'TERF' is the new 'unfuckable'. Credit: Steve Russell/Toronto Star via Getty Images

Margaret Atwood never fancied herself a discourse power broker, but we thrust the role on her anyway. The year was 2016; the election of Donald Trump had sparked a brief, blazing feminist backlash that now feels like something out of a fever dream. Self-described “nasty women” in pink knitted hats snarled in furious unison at the neanderthals who put someone like that in office. “Pussy grabs back” became a religion, Margaret Atwood its patron saint: the scribe whose dystopian tale of women subjugated, domesticated and downtrodden now seemed poised to become a reality.
The Handmaid’s Tale describes a futuristic puritan patriarchy in which women have been stripped of their liberties and forced into service as child-bearers for the ruling class. A television adaptation was already in development when Trump was elected, but its arrival in the spring of 2017 felt tailor-made for the moment — and its imagery, especially those blood-red robes with their creepy, face-obscuring bonnets, was too instagrammable to resist.
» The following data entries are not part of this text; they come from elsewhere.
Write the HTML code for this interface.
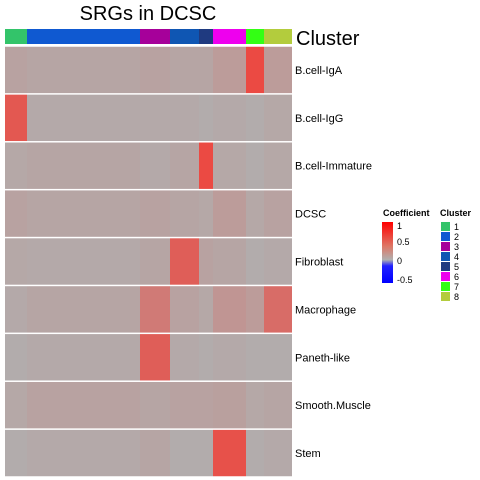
<!DOCTYPE html>
<html><head><meta charset="utf-8"><style>
body{margin:0;background:#fff;font-family:"Liberation Sans",sans-serif}
svg{display:block}
</style></head><body>
<svg id="c" width="480" height="480" viewBox="0 0 480 480">
<text x="148" y="20" font-size="20" text-anchor="middle">SRGs in DCSC</text>
<text x="296" y="45" font-size="20">Cluster</text>
<g id="bar"></g><g id="heat"></g><g id="labels"></g>
<text x="383" y="216" font-size="9" font-weight="bold">Coefficient</text>
<defs><linearGradient id="cg" x1="0" y1="0" x2="0" y2="1">
<stop offset="0" stop-color="#ff0000"/><stop offset="0.4" stop-color="#dd7766"/><stop offset="0.62" stop-color="#b0b0b0"/><stop offset="0.72" stop-color="#2020ff"/><stop offset="1" stop-color="#0000ff"/></linearGradient></defs>
<rect x="382" y="222" width="11" height="61" fill="url(#cg)"/>
<g font-size="9" fill="#000">
<text x="397" y="229">1</text><text x="397" y="245">0.5</text><text x="397" y="264">0</text><text x="397" y="283">-0.5</text></g>
<text x="440" y="216" font-size="9" font-weight="bold">Cluster</text>
<g id="leg"></g>
</svg>
<script>
const clusters=["1","2","3","4","5","6","7","8"];
const clusterColors=["#33c46a","#0f59d1","#a6009a","#0f56b3","#1f3a80","#ee00ee","#33ff14","#b3cc3d"];
const clusterEdges=[5,27,140,170,199,213,246,264,292];
const rows=["B.cell-IgA","B.cell-IgG","B.cell-Immature","DCSC","Fibroblast","Macrophage","Paneth-like","Smooth.Muscle","Stem"];
// mean coefficient per row per cluster
const values=[
[0.1,0.08,0.1,0.08,0.08,0.15,0.75,0.15],
[0.65,0.05,0.05,0.05,0.03,0.05,0.03,0.06],
[0.06,0.08,0.05,0.08,0.75,0.06,0.03,0.06],
[0.1,0.08,0.1,0.08,0.06,0.15,0.06,0.1],
[0.06,0.05,0.08,0.6,0.1,0.08,0.03,0.05],
[0.05,0.08,0.4,0.1,0.06,0.2,0.15,0.5],
[0.03,0.05,0.6,0.05,0.03,0.05,0.03,0.03],
[0.06,0.1,0.08,0.1,0.1,0.12,0.06,0.08],
[0.03,0.05,0.08,0.03,0.03,0.7,0.03,0.05]];
const NS="http://www.w3.org/2000/svg";
function col(v){const g=[176,176,176];let c;
 if(v>=0){const t=Math.min(v,1);c=[g[0]+(255-g[0])*t,g[1]*(1-t)+40*t,g[2]*(1-t)+30*t];}
 else{const t=Math.min(-v/0.5,1);c=[g[0]*(1-t),g[1]*(1-t),g[2]+(255-g[2])*t];}
 return `rgb(${c.map(Math.round).join(",")})`;}
const x0=5,x1=292,y0=46,y1=477,gap=1.5;
const rowH=(y1-y0)/rows.length;
const yOf=i=>y0+i*rowH;
const bar=document.getElementById("bar"),heat=document.getElementById("heat"),lab=document.getElementById("labels"),leg=document.getElementById("leg");
clusters.forEach((k,j)=>{const r=document.createElementNS(NS,"rect");
 r.setAttribute("x",clusterEdges[j]);r.setAttribute("y",29);r.setAttribute("width",clusterEdges[j+1]-clusterEdges[j]);r.setAttribute("height",15);r.setAttribute("fill",clusterColors[j]);
 
 
 bar.appendChild(r);
 const s=document.createElementNS(NS,"rect");
 s.setAttribute("x",441);s.setAttribute("y",222+j*10);s.setAttribute("width",9);s.setAttribute("height",9);s.setAttribute("fill",clusterColors[j]);
 
 
 leg.appendChild(s);
 const t=document.createElementNS(NS,"text");
 t.setAttribute("x",454);t.setAttribute("y",230+j*10);t.setAttribute("font-size","9");t.textContent=k;
 
 
 leg.appendChild(t);});
rows.forEach((name,i)=>{values[i].forEach((v,j)=>{const r=document.createElementNS(NS,"rect");
 r.setAttribute("x",clusterEdges[j]);r.setAttribute("y",yOf(i)+gap/2);r.setAttribute("width",clusterEdges[j+1]-clusterEdges[j]);r.setAttribute("height",rowH-gap);r.setAttribute("fill",col(v));
 
 
 heat.appendChild(r);});
 const t=document.createElementNS(NS,"text");
 t.setAttribute("x",295);t.setAttribute("y",yOf(i)+rowH/2+4);t.setAttribute("font-size","11");t.textContent=name;
 
 
 lab.appendChild(t);});
</script>
</body></html>
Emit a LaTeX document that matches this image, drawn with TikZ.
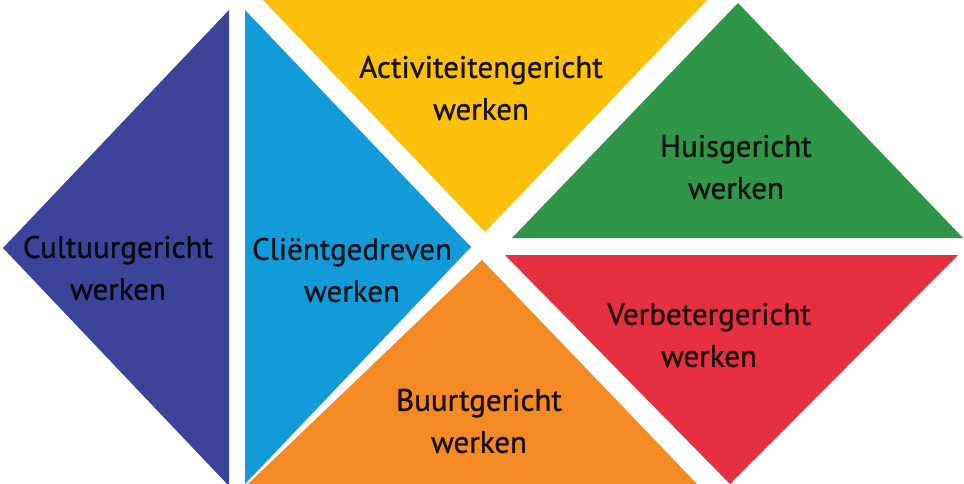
\documentclass[tikz,border=0pt]{standalone}
\usepackage{fontspec}
\newfontfamily\lblfont[FakeBold=0.9]{PT Sans}
\definecolor{cdark}{HTML}{3B4498}
\definecolor{clight}{HTML}{119BD9}
\definecolor{cyel}{HTML}{FDC10B}
\definecolor{cgreen}{HTML}{2F9548}
\definecolor{cred}{HTML}{E72F42}
\definecolor{corange}{HTML}{F48A24}
\begin{document}
\begin{tikzpicture}[x=1pt,y=-1pt,
  lbl/.style={align=center,inner sep=0pt,font=\lblfont\fontsize{31}{42}\selectfont}]
\useasboundingbox (0,0) rectangle (964,484);
\fill[white] (0,0) rectangle (964,484);
% triangles
\fill[cdark]   (229,10) -- (3,248) -- (229,486) -- cycle;
\fill[clight]  (245,10) -- (471,247) -- (245,484) -- cycle;
\fill[cyel]    (263,0) -- (707,0) -- (485,232) -- cycle;
\fill[cgreen]  (738,3) -- (963,238) -- (512,238) -- cycle;
\fill[cred]    (505,255) -- (958,255) -- (730,484) -- cycle;
\fill[corange] (482,260) -- (697,484) -- (248,484) -- cycle;
% labels
\node[lbl,text=cdark!12!black]   (cult)  at (118,268) {Cultuurgericht\\werken};
\node[lbl,text=clight!12!black]  (clie)  at (352,270) {Cliëntgedreven\\werken};
\node[lbl,text=cyel!10!black]    (acti)  at (481,88) {Activiteitengericht\\werken};
\node[lbl,text=cgreen!12!black]  (huis)  at (736,167) {Huisgericht\\werken};
\node[lbl,text=cred!12!black]    (verb)  at (709,335) {Verbetergericht\\werken};
\node[lbl,text=corange!10!black] (buurt) at (479,421) {Buurtgericht\\werken};
\end{tikzpicture}
\end{document}
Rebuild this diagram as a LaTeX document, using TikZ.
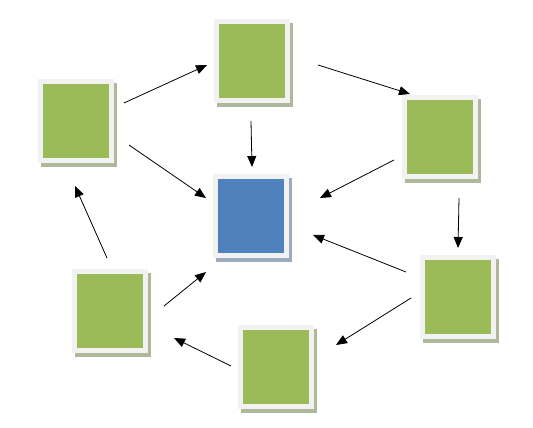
\documentclass[tikz,border=0pt]{standalone}
\usetikzlibrary{arrows.meta,shadows}
\definecolor{tilegreen}{HTML}{9BBB59}
\definecolor{tileblue}{HTML}{4F81BD}
\definecolor{tileframe}{HTML}{F2F2F2}
\definecolor{greenshade}{HTML}{AEB89A}
\definecolor{blueshade}{HTML}{9DABBE}
\tikzset{
  tile/.style 2 args={fill=tileframe, inner sep=0pt, minimum width=76pt, minimum height=84pt,
    drop shadow={shadow xshift=3pt, shadow yshift=-4pt, opacity=1, fill=#2},
    path picture={\fill[#1] ([xshift=5pt,yshift=-5pt]path picture bounding box.north west)
      rectangle ([xshift=-5pt,yshift=5pt]path picture bounding box.south east);}},
  arr/.style={-{Triangle[length=11pt,width=9pt]}, line width=0.8pt}
}
\begin{document}
\begin{tikzpicture}[x=1pt, y=-1pt]
      \useasboundingbox (0,0) rectangle (533,428);
      \node[tile={tilegreen}{greenshade}] (lt) at (76,121) {};
      \node[tile={tilegreen}{greenshade}] (t) at (252,61) {};
      \node[tile={tileblue}{blueshade}] (c) at (251,216) {};
      \node[tile={tilegreen}{greenshade}] (rt) at (440,137) {};
      \node[tile={tilegreen}{greenshade}] (rb) at (458,297) {};
      \node[tile={tilegreen}{greenshade}] (b) at (276,367) {};
      \node[tile={tilegreen}{greenshade}] (lb) at (110,311) {};
%       outer ring
      \draw[arr] ([xshift=48pt,yshift=18pt]lt.center) -- ([xshift=-45pt,yshift=-4pt]t.center);
      \draw[arr] ([xshift=66pt,yshift=-4pt]t.center) -- ([xshift=-30pt,yshift=43pt]rt.center);
      \draw[arr] ([xshift=19pt,yshift=-61pt]rt.center) -- ([xshift=0pt,yshift=49pt]rb.center);
      \draw[arr] ([xshift=-47pt,yshift=-1pt]rb.center) -- ([xshift=60pt,yshift=22pt]b.center);
      \draw[arr] ([xshift=-45pt,yshift=1pt]b.center) -- ([xshift=64pt,yshift=-27pt]lb.center);
      \draw[arr] ([xshift=-3pt,yshift=53pt]lb.center) -- ([xshift=-1pt,yshift=-65pt]lt.center);
%       into the middle
      \draw[arr] ([xshift=-1pt,yshift=-60pt]t.center) -- ([xshift=1pt,yshift=49pt]c.center);
      \draw[arr] ([xshift=53pt,yshift=-24pt]lt.center) -- ([xshift=-45pt,yshift=18pt]c.center);
      \draw[arr] ([xshift=-46pt,yshift=-23pt]rt.center) -- ([xshift=69pt,yshift=18pt]c.center);
      \draw[arr] ([xshift=-52pt,yshift=25pt]rb.center) -- ([xshift=62pt,yshift=-19pt]c.center);
      \draw[arr] ([xshift=54pt,yshift=5pt]lb.center) -- ([xshift=-45pt,yshift=-56pt]c.center);
    \end{tikzpicture}
\end{document}
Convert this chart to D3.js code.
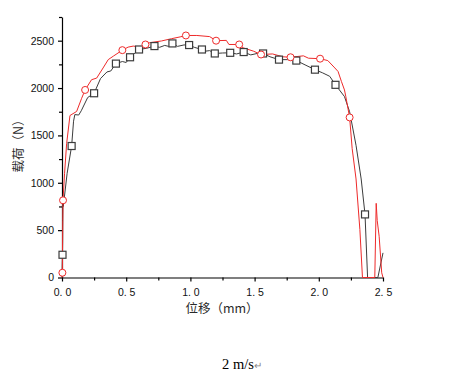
<!DOCTYPE html>
<html>
<head>
<meta charset="utf-8">
<script src="https://cdn.jsdelivr.net/npm/d3@7"></script>
<style>
  body { margin: 0; background: #fff; }
  svg { display: block; }
</style>
</head>
<body>
<svg id="chart" width="449" height="384"></svg>
<script>
// displacement (mm) / load (N)
const redLine = [
  [0, 0], [0.003, 50], [0.004, 300], [0.006, 600], [0.008, 815], [0.02, 1100], [0.036, 1412],
  [0.062, 1710], [0.114, 1753], [0.153, 1892], [0.18, 1980], [0.23, 2088], [0.27, 2105],
  [0.32, 2212], [0.36, 2300], [0.40, 2337], [0.47, 2400], [0.515, 2432], [0.555, 2443],
  [0.61, 2432], [0.65, 2460], [0.684, 2479], [0.775, 2497], [0.853, 2521], [0.92, 2540],
  [0.965, 2555], [1.05, 2555], [1.15, 2543], [1.2, 2500], [1.28, 2503], [1.3, 2460],
  [1.38, 2460], [1.41, 2425], [1.49, 2390], [1.55, 2354], [1.64, 2360], [1.72, 2330],
  [1.78, 2325], [1.88, 2340], [1.92, 2315], [2.01, 2310], [2.07, 2290], [2.125, 2212],
  [2.15, 2175], [2.176, 2070], [2.2, 1980], [2.21, 1913], [2.24, 1690], [2.26, 1360],
  [2.29, 1040], [2.32, 506], [2.34, 0], [2.436, 0], [2.447, 783], [2.455, 600],
  [2.47, 435], [2.49, 50], [2.5, 0]
];
const blackLine = [
  [0, 0], [0.002, 150], [0.004, 240], [0.005, 400], [0.006, 850], [0.01, 750], [0.04, 1100],
  [0.075, 1388], [0.09, 1650], [0.1, 1720], [0.13, 1715], [0.15, 1760], [0.2, 1900],
  [0.25, 1945], [0.3, 2100], [0.35, 2170], [0.38, 2180], [0.42, 2258], [0.47, 2280],
  [0.5, 2270], [0.53, 2325], [0.6, 2407], [0.66, 2420], [0.72, 2443], [0.76, 2430],
  [0.8, 2450], [0.83, 2440], [0.86, 2471], [0.9, 2440], [0.95, 2455], [0.99, 2454],
  [1.03, 2430], [1.09, 2407], [1.12, 2390], [1.15, 2395], [1.19, 2365], [1.25, 2370],
  [1.31, 2372], [1.36, 2360], [1.415, 2380], [1.47, 2350], [1.52, 2365], [1.566, 2365],
  [1.62, 2330], [1.69, 2300], [1.76, 2300], [1.825, 2290], [1.9, 2240], [1.97, 2194],
  [2.03, 2160], [2.085, 2124], [2.13, 2034], [2.2, 1910], [2.24, 1750], [2.29, 1395],
  [2.33, 1040], [2.36, 666], [2.38, 0], [2.46, 0], [2.5, 260]
];
const redMarkers = [
  [0.003, 50], [0.008, 815], [0.18, 1980], [0.47, 2400], [0.65, 2460], [0.965, 2555],
  [1.2, 2500], [1.38, 2460], [1.55, 2354], [1.78, 2325], [2.01, 2310], [2.24, 1690]
];
const blackMarkers = [
  [0.004, 240], [0.075, 1388], [0.25, 1945], [0.42, 2258], [0.53, 2325], [0.6, 2407],
  [0.72, 2443], [0.86, 2471], [0.99, 2454], [1.09, 2407], [1.19, 2365], [1.31, 2372],
  [1.415, 2380], [1.566, 2365], [1.69, 2300], [1.825, 2290], [1.97, 2194], [2.13, 2034],
  [2.36, 666]
];
const xTicks = [0, 0.5, 1.0, 1.5, 2.0, 2.5];
const yTicks = [0, 500, 1000, 1500, 2000, 2500];

const svg = d3.select("#chart");
const plotLeft = 62, plotRight = 383, plotTop = 17, plotBottom = 277.5;

const x = d3.scaleLinear().domain([0, 2.5]).range([plotLeft, plotRight]);
const y = d3.scaleLinear().domain([0, 2750]).range([plotBottom, plotTop]);

const tickFont = "'Liberation Sans', Arial, sans-serif";

// x axis
const xAxis = svg.append("g")
  .attr("transform", "translate(0," + plotBottom + ")")
  .call(d3.axisBottom(x).tickValues(xTicks).tickSize(4).tickSizeOuter(0)
    .tickFormat(d => d3.format(".1f")(d).replace(".", ". ")));
svg.append("g")
  .attr("transform", "translate(0," + plotBottom + ")")
  .call(d3.axisBottom(x).tickValues(d3.range(0.25, 2.5, 0.5)).tickSize(3).tickSizeOuter(0).tickFormat(""))
  .select(".domain").remove();

// y axis
const yAxis = svg.append("g")
  .attr("transform", "translate(" + plotLeft + ",0)")
  .call(d3.axisLeft(y).tickValues(yTicks).tickSize(4).tickSizeOuter(0).tickFormat(d3.format("d")));
svg.append("g")
  .attr("transform", "translate(" + plotLeft + ",0)")
  .call(d3.axisLeft(y).tickValues(d3.range(250, 2751, 500)).tickSize(3).tickSizeOuter(0).tickFormat(""))
  .select(".domain").remove();

svg.selectAll(".tick text")
  .style("font-family", tickFont)
  .style("font-size", "10.5px")
  .attr("fill", "#111");
xAxis.selectAll(".tick text").attr("dy", "1.05em");
yAxis.selectAll(".tick text").attr("dx", "-1px");
svg.selectAll(".domain, .tick line").attr("stroke", "#000").attr("stroke-width", 1.2);

// lines
const line = d3.line().x(d => x(d[0])).y(d => y(d[1]));
svg.append("path").datum(blackLine)
  .attr("d", line).attr("fill", "none").attr("stroke", "#3c3c3c").attr("stroke-width", 1);
svg.append("path").datum(redLine)
  .attr("d", line).attr("fill", "none").attr("stroke", "#ee2a2a").attr("stroke-width", 1);

// markers
svg.selectAll(".sq").data(blackMarkers).enter().append("rect")
  .attr("x", d => x(d[0]) - 3.5).attr("y", d => y(d[1]) - 3.5)
  .attr("width", 7).attr("height", 7)
  .attr("fill", "#fff").attr("stroke", "#3c3c3c").attr("stroke-width", 1.2);
svg.selectAll(".ci").data(redMarkers).enter().append("circle")
  .attr("cx", d => x(d[0])).attr("cy", d => y(d[1])).attr("r", 3.5)
  .attr("fill", "#fff").attr("stroke", "#ee2a2a").attr("stroke-width", 1);

// axis titles
const labelFont = "'Noto Sans CJK SC', sans-serif";
svg.append("text")
  .attr("x", 222).attr("y", 313)
  .attr("text-anchor", "middle")
  .style("font-family", labelFont).style("font-size", "12.5px")
  .attr("fill", "#2a2a2a")
  .text("位移（mm）");
svg.append("text")
  .attr("transform", "translate(23,143) rotate(-90)")
  .attr("text-anchor", "middle")
  .style("font-family", labelFont).style("font-size", "12.5px")
  .attr("fill", "#2a2a2a")
  .text("载荷（N）");

// caption
const cap = svg.append("text")
  .attr("x", 222).attr("y", 369)
  .style("font-family", "'Liberation Serif', 'Times New Roman', serif")
  .style("font-size", "14.5px")
  .attr("fill", "#000");
cap.append("tspan").text("2 m/s");
cap.append("tspan").attr("fill", "#888").style("font-size", "10px").text("↵");
</script>
</body>
</html>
In June that year, the New York Times noted that Handmaid costumes had become de rigueur at protests against everything from Planned Parenthood funding cuts in Washington, D.C. to abortion restrictions in Ohio.
Meanwhile, Atwood was newly hailed as a modern-day Cassandra, one whose warnings we could no longer afford to ignore. As one Guardian columnist wrote, “The world of Offred, though still notionally a fiction, has migrated from creative construct to the realm of the thinkable.”
Atwood, it should be said, never quite bought into the vision of herself as the oracle of the Trump resistance. When pressed, her responses were invariably judicious — “We’re not living in Gilead yet, but there are Gilead-like symptoms going on”, she told one interviewer — though media coverage framed them as anything but. The most striking example of this is her New York Times retrospective on The Handmaid’s Tale, written in March 2017: the headline reads, “Margaret Atwood on What The Handmaid’s Tale Means in the Age of Trump”. The essay doesn’t mention him.
And there were hints, always, that Atwood wasn’t quite as gung-ho for the new feminism as some pretended. In 2016, she was a signatory on a letter demanding accountability in the case of Stephen Galloway, a professor who was accused of sexual assault and fired without due process by the University of British Columbia. (A defamation suit by Galloway is ongoing in the Canadian courts.) Atwood’s 2018 essay about the matter became Twitter’s outrage du jour and caused the website Vox to downgrade Atwood’s status from “feminist icon” to “problematic fave”. Atwood’s response was a bone-dry tweet:
Taking a break from being Supreme Being Goddess, omniscient, omnipotent, and responsible for all ills. Sorry I have failed the world so far on gender equality. Maybe stop trying? Will be back later. (Next incarnation maybe.)
— Margaret E Atwood (@MargaretAtwood) January 14, 2018
Yet any qualms about Atwood’s ideological purity were eclipsed at the time by her usefulness to the movement. Simply put, people wanted to wear Handmaid’s Tale outfits in front of the Supreme Court more than they wanted to purge the author for being a little too agnostic on #MeToo.
But fast-forward to our present day: The Handmaid’s Tale has long since finished its four-season run on Hulu. The #MeToo movement is yesterday’s news. And that fervour for protecting women’s bodies — from government overreach and groping hands alike — has been increasingly replaced by a base-level discomfort with women’s bodies, not just as a discussion topic, but as a concept. By the time Atwood came under fire again, this time for retweeting an article observing the bizarre retreat of the word “woman” from the public sphere, the cultural tides had turned. The enemy in the Oval Office was gone; the feminist eye of Sauron turned inward.
And for the same movement that once hailed Atwood as a prophet because she wrote so searingly about how women’s bodies and biology become the subject of oppression, now she was vaguely suspicious — for the exact same reason.